Why (or why not) to vote for Gary Johnson


#1

I don’t think you should (unless you’re considering voting for Trump), but I wouldn’t want him to feel left out.

And apparently Mitt Romney (hi if you’re reading this) is considering it.

http://www.theguardian.com/us-news/2016/jun/10/donald-trump-mitt-romney-vote-libertarian-gop-split


#2

If you’re generally conservative but favor weed being legal, aren’t religious, and would like to see big business replace our government, Gary’s your man.


#3

I voted for him – and was vocal enough about it to annoy a fair number of people – last election. He’s a great guy. This election … I can’t risk my vote being a vote for Trump. In 2012 I didn’t quite care if Obama was reelected or if Romney won. I’m against Trump enough that I can’t not vote for Clinton. Is this where I confess?


#4

How would a vote for Johnson be a vote for Trump?
(I did see that a few Sanders supporters are considering it, I guess). I can see him helping Clinton in the SW where he might take enough votes off Trump to put states into play, probably no influence anywhere else.

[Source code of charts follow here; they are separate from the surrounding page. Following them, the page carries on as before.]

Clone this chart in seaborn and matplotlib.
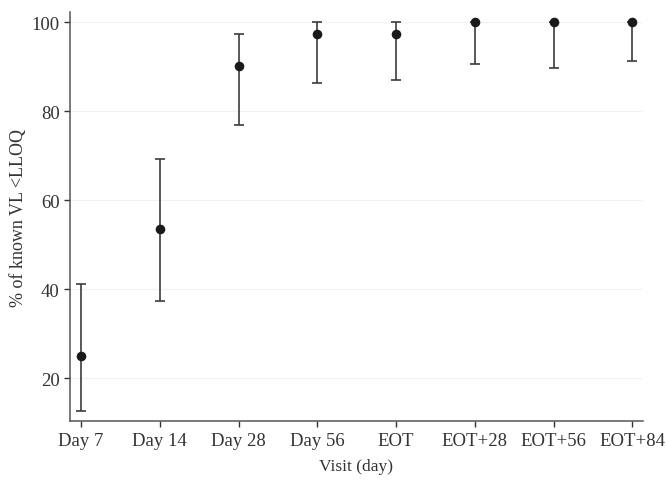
import numpy as np
import pandas as pd
import matplotlib
matplotlib.use("Agg")
import matplotlib.pyplot as plt
import seaborn as sns

visits = ["Day 7", "Day 14", "Day 28", "Day 56", "EOT", "EOT+28", "EOT+56", "EOT+84"]
pct = [25.0, 53.6, 90.2, 97.4, 97.4, 100.0, 100.0, 100.0]
lower = [12.6, 37.4, 76.8, 86.4, 87.1, 90.7, 89.7, 91.3]
upper = [41.2, 69.2, 97.3, 100.0, 100.0, 100.0, 100.0, 100.0]

df = pd.DataFrame({"visit": visits, "pct": pct, "lower": lower, "upper": upper})
df["pos"] = np.arange(len(df))

sns.set_theme(style="white")
plt.rcParams["font.family"] = ["Liberation Serif", "DejaVu Serif"]

fig = plt.figure(figsize=(6.67, 4.81), dpi=100)
ax = fig.add_axes([0.105, 0.122, 0.8585, 0.85])

for y in [20, 40, 60, 80, 100]:
    ax.axhline(y, color="#f2f2f2", lw=0.9, zorder=0)

ax.errorbar(df["pos"], df["pct"],
            yerr=[df["pct"] - df["lower"], df["upper"] - df["pct"]],
            fmt="none", ecolor="#3c3c3c", elinewidth=1.2, capsize=3.7, capthick=1.2, zorder=2)
sns.scatterplot(data=df, x="pos", y="pct", ax=ax, color="#1a1a1a", s=48,
                edgecolor="#1a1a1a", linewidth=0, zorder=3)

ax.set_xlim(-0.14, 7.13)
ax.set_ylim(10.3, 102.2)
ax.set_xticks(df["pos"])
ax.set_xticklabels(visits)
ax.set_yticks([20, 40, 60, 80, 100])
ax.set_xlabel("Visit (day)", fontsize=12.5, color="#333333", labelpad=7)
ax.set_ylabel("% of known VL <LLOQ", fontsize=13, color="#333333", labelpad=3)
ax.tick_params(axis="both", labelsize=13.5, colors="#333333", length=4, width=1,
               direction="out", bottom=True, left=True)
for s in ["top", "right"]:
    ax.spines[s].set_visible(False)
for s in ["left", "bottom"]:
    ax.spines[s].set_color("#555555")
    ax.spines[s].set_linewidth(1.1)

fig.savefig("out.png", dpi=100)
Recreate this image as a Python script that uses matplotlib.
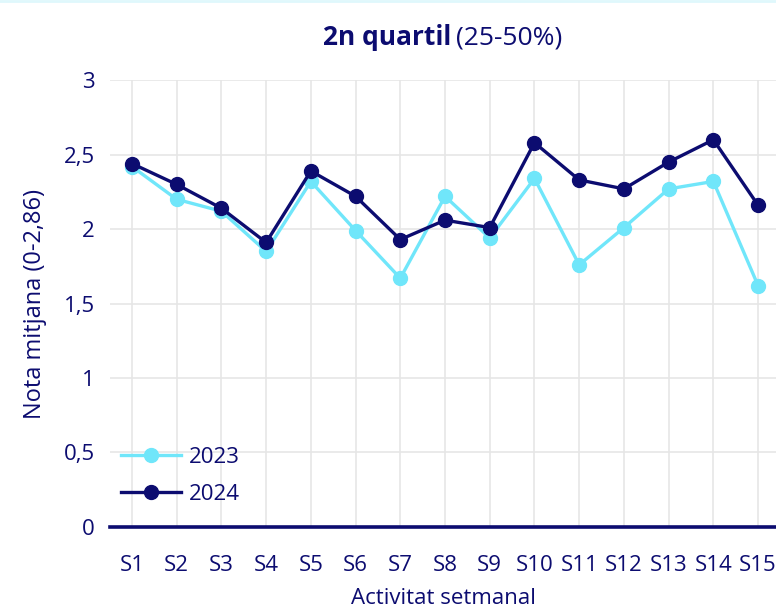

The worst thing about Johnson running is that he might get Republicans put off by Trump to still turn up at the polls and vote GOP downticket.


#5

Well… I’ll put it another way … Hillary needs every vote she can get if she’s going to beat Trump. Overall, I think of all the people who vote for Johnson more would have voted for Trump than Hillary had they not had voted for Johnson. But for me it’s between Hillary and Johnson.


#6

He seemed like a pretty charming / happy guy when Sam Bee interviewed him. I loved his description of the Libertarian Convention - “You’re going to find really wonderful, well-meaning, well-spoken people. And then people that are just batshit crazy.”


#7

Bounce!

Listened to this today.

Generally this was quite good, and Johnson is quite engaging. It’s a shame he won’t make it to the debates. He’d run rings around Trump. He kind of spoilt it at the end though, when he was asked what his favourite book was, and inevitably, he narrowed it down to a pair of Ayn Rands. Just a little clichéd…


#8


#9

That’s a pretty good across-the-board definition of politics, really.


#10

Has Gary Johnson just fucked up his chances of being in the debate?

What is Aleppo?


#11

Why not?

'cause States has all the rights.

“Individuals who are unable to fully support themselves and their families through the job market must, once again, learn to rely on supportive family, church, community, or private charity to bridge the gap.”

Direct fom the party of the man who admits he doesn’t give to charity because his public service in office trying to take away benefits is his contribution.

Fuckwad.

Smoking weed just isn’t worth it.


#12

I feel for the guy. I’m not voting for him, but he obviously just blanked. Look at all the purposeful shit Trump says every day.


#13

It was a minor mistake. Unlike his platform.

Wow, I’ve got some Gary Johnson anger today.


#14

Since this election finds me Illinoid (I believe that is the proper term for a resident of Illinois) I can safely vote for a third party without risking helping the Great Orange one

But it’s so hard to even settle on one of them.


#15

You could write in Lyndon LaRouche. Just please vote for TD for senate.


#16

YES!!!

Yeah. Pretty much your average Libertarian “states rights” spiel is code for “I love rampant discrimination and systemic corruption”


#17

The NY Times did a bang up job of reporting on this…


#18

This year, Johnson may be the first Libertarian candidate since John Hospers (1972) to get an electoral vote. It will almost certainly be a faithless elector, same as with Hospers. Just throwing that out there.

However, I do have this even weirder idea about the Koch brothers throwing money at Johnson, not because they think he can win, but because he can siphon votes from Trump. The Koch brothers can’t control Trump, but they can control Clinton. I doubt this will happen, though.


#19

Libertarianism is almost a litmus test for arrested development. When you read Rand, I did as a teen, “it all makes sense!”, kind of like the internal consistency of a fantasy novel. Then most of us wake up and realize, 'wait a minute, what about actual humans without wealth, and the environment? They have no market value or capital, and therefore have no value at all in this system". The tragedy of the commons as political system is not pretty, we’ve spent enough time there in our history already.

I will say the Rand books are interesting. My eyes were opened by her point that some laws are passed not to be obeyed, but to get leverage on those wishing to be exempt. Zoning is a great example.